The Raiders boast a pair of big, physical tackles in Justin Ellis and Dan Williams, who came to the Raiders last season from Arizona as a free agent. They appeared to be set at right end with Mario Edwards Jr., a second-round draft pick last year, but his rookie season was cut short by a neck injury, and it’s not known whether he’ll be able to play this year.
Weak-side linebacker Malcolm Smith, a free-agent pickup last year, had a solid season, and second-year pro Ben Heeney likely will start at middle linebacker after taking veteran Curtis Lofton’s starting job midway through last season. Lofton was released in March.
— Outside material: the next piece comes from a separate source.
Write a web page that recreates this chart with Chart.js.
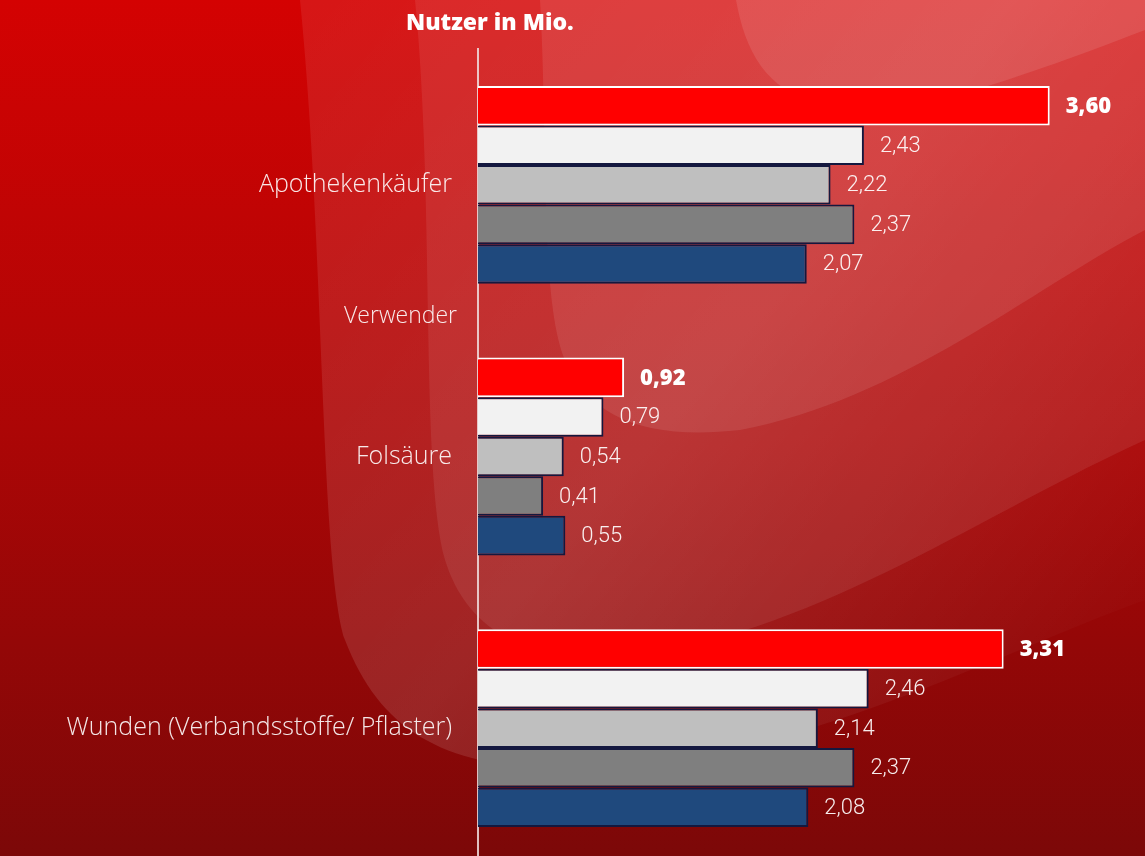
<!DOCTYPE html>
<html>
<head>
<style>
    html, body { margin:0; padding:0; overflow:hidden; width:1145px; height:856px; background:#a00606; }
    canvas { position:absolute; left:0; top:0; }
    .title { position:absolute; left:406px; top:5px; font-family:"Open Sans", sans-serif; font-weight:800; font-size:23px; color:#fff; white-space:nowrap; }
    .note { position:absolute; right:688px; top:298px; font-family:"Open Sans", sans-serif; font-weight:300; font-size:23px; color:rgba(255,255,255,0.9); white-space:nowrap; }
</style>
</head>
<body>
    <canvas width="1145" height="897"></canvas>
    <div class="title">Nutzer in Mio.</div>
    <div class="note">Verwender</div>
    <script src="https://cdn.jsdelivr.net/npm/chart.js@4"></script>
    <script>
        // data
        let categories = ['Apothekenkäufer', 'Folsäure', 'Wunden (Verbandsstoffe/ Pflaster)'];
        let series1 = [3.60, 0.92, 3.31];
        let series2 = [2.43, 0.79, 2.46];
        let series3 = [2.22, 0.54, 2.14];
        let series4 = [2.37, 0.41, 2.37];
        let series5 = [2.07, 0.55, 2.08];

        let fills = ['#ff0000', '#f2f2f2', '#bfbfbf', '#7f7f7f', '#1f497d'];
        let borders = ['#ffffff', '#14183f', '#14183f', '#14183f', '#14183f'];

        function fmt(v){
            return v.toFixed(2).replace('.', ',');
        }

        // background with the light swirl shapes
        let bgPlugin = {
            id: 'bg',
            beforeDraw(chart){
                let ctx = chart.ctx, w = chart.width, h = chart.height;
                ctx.save();
                let g = ctx.createLinearGradient(0, 0, 0, 856);
                g.addColorStop(0, '#d40202');
                g.addColorStop(0.5, '#ac0606');
                g.addColorStop(1, '#7c0808');
                ctx.fillStyle = g;
                ctx.fillRect(0, 0, w, h);

                // overall lighter top right
                let g3 = ctx.createLinearGradient(300, 0, 1145, 700);
                g3.addColorStop(0, 'rgba(255,255,255,0.08)');
                g3.addColorStop(0.5, 'rgba(255,255,255,0.12)');
                g3.addColorStop(1, 'rgba(255,255,255,0.0)');

                ctx.fillStyle = g3;
                ctx.beginPath();
                ctx.moveTo(300, 0);
                ctx.bezierCurveTo(325, 250, 320, 560, 345, 640);
                ctx.bezierCurveTo(380, 730, 440, 765, 560, 770);
                ctx.bezierCurveTo(780, 770, 980, 660, 1145, 600);
                ctx.lineTo(1145, 0);
                ctx.closePath();
                ctx.fill();

                ctx.fillStyle = 'rgba(255,255,255,0.08)';
                ctx.beginPath();
                ctx.moveTo(415, 0);
                ctx.bezierCurveTo(435, 200, 420, 470, 445, 560);
                ctx.bezierCurveTo(470, 640, 540, 665, 640, 655);
                ctx.bezierCurveTo(820, 630, 990, 510, 1145, 440);
                ctx.lineTo(1145, 0);
                ctx.closePath();
                ctx.fill();

                ctx.fillStyle = 'rgba(255,255,255,0.09)';
                ctx.beginPath();
                ctx.moveTo(540, 0);
                ctx.bezierCurveTo(548, 140, 540, 300, 565, 360);
                ctx.bezierCurveTo(590, 420, 650, 440, 740, 430);
                ctx.bezierCurveTo(900, 400, 1030, 290, 1145, 230);
                ctx.lineTo(1145, 0);
                ctx.closePath();
                ctx.fill();

                ctx.fillStyle = 'rgba(255,255,255,0.10)';
                ctx.beginPath();
                ctx.moveTo(736, 0);
                ctx.bezierCurveTo(745, 50, 765, 90, 820, 105);
                ctx.bezierCurveTo(880, 120, 950, 105, 1145, 30);
                ctx.lineTo(1145, 0);
                ctx.closePath();
                ctx.fill();
                ctx.restore();
            }
        };

        let valuePlugin = {
            id: 'values',
            afterDatasetsDraw(chart){
                let ctx = chart.ctx;
                ctx.save();
                ctx.textBaseline = 'middle';
                ctx.textAlign = 'left';
                chart.data.datasets.forEach((ds, i) => {
                    chart.getDatasetMeta(i).data.forEach((bar, j) => {
                        ctx.font = i === 0 ? '800 22px "Open Sans"' : '300 22px Roboto';
                        ctx.fillStyle = i === 0 ? '#ffffff' : 'rgba(255,255,255,0.92)';
                        ctx.fillText(fmt(ds.data[j]), bar.x + 16, bar.y + 1);
                    });
                });
                ctx.restore();
            }
        };

        let allSeries = [series1, series2, series3, series4, series5];
        let canvas = document.querySelector('canvas');
        let chart = new Chart(canvas.getContext('2d'), {
            type: 'bar',
            data: {
                labels: categories,
                datasets: allSeries.map((s, i) => ({
                    label: 'Reihe ' + (i + 1),
                    data: s,
                    backgroundColor: fills[i],
                    borderColor: borders[i],
                    borderWidth: 2,
                    borderSkipped: 'left',
                    barPercentage: 1,
                    categoryPercentage: 0.728
                }))
            },
            options: {
                indexAxis: 'y',
                responsive: false,
                animation: false,
                devicePixelRatio: 1,
                layout: { padding: { top: 49, bottom: 15, left: 0, right: 0 } },
                plugins: {
                    legend: { display: false },
                    tooltip: { enabled: false }
                },
                scales: {
                    x: {
                        display: false,
                        min: 0,
                        max: 4.2
                    },
                    y: {
                        grid: { display: false },
                        border: { display: true, color: 'rgba(240,225,225,0.85)', width: 2 },
                        ticks: {
                            color: 'rgba(255,255,255,0.9)',
                            padding: 18,
                            font: { family: '"Open Sans"', weight: '300', size: 25 }
                        },
                        afterFit(scale){ scale.width = 478; }
                    }
                }
            },
            plugins: [bgPlugin, valuePlugin]
        });
    </script>
</body>
</html>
The Raiders likely will have three new starters in the secondary, which lost Woodson, the heart and soul of the defense the past three seasons. McKenzie signed Nelson and Sean Smith as free agents and used a first-round pick on hard-hitting West Virginia safety Karl Joseph. All three likely will start along with cornerback David Amerson, the lone holdover. Nelson tied for the league lead in interceptions last season with eight and made the Pro Bowl for the first time. Smith gives the Raiders an upgrade at one corner spot. Amerson started 12 games after the Raiders claimed him off waivers on Sept. 22 from Washington, which drafted him in the second round in 2013. Former Eagles safety Nate Allen, who missed 11 games last season with a knee injury, could compete for a starting job if he’s healthy. TJ Carrie, who spent time at safety and cornerback last season, adds versatility and depth.
Punter Marquette King has become a valuable weapon for the Raiders since replacing Shane Lechler in 2013, and the team rewarded him with a five-year, $16.5 million contract. Last season he averaged 44.5 yards per punt with a franchise-record 40 downed inside the opponent’s 20. Kicker Sebastian Janikowski made 80.8 percent of his field-goal attempts (21-of-26), down from 86.4 percent (19-of-22) in 2014. But Janikowski, who turned 38 on March 2, still has a big leg. The Raiders didn’t return a punt or kickoff for a touchdown, but Taiwan Jones averaged 26.7 yards on 31 kickoff returns with a long of 70.
The Raiders won’t sneak up on anyone this year. If they can handle life in the spotlight, they have enough talent to end their 14-year playoff drought. They play three of their first four games on the road, including trips to New Orleans and Baltimore, and it will be crucial for them to get through that stretch without too much damage.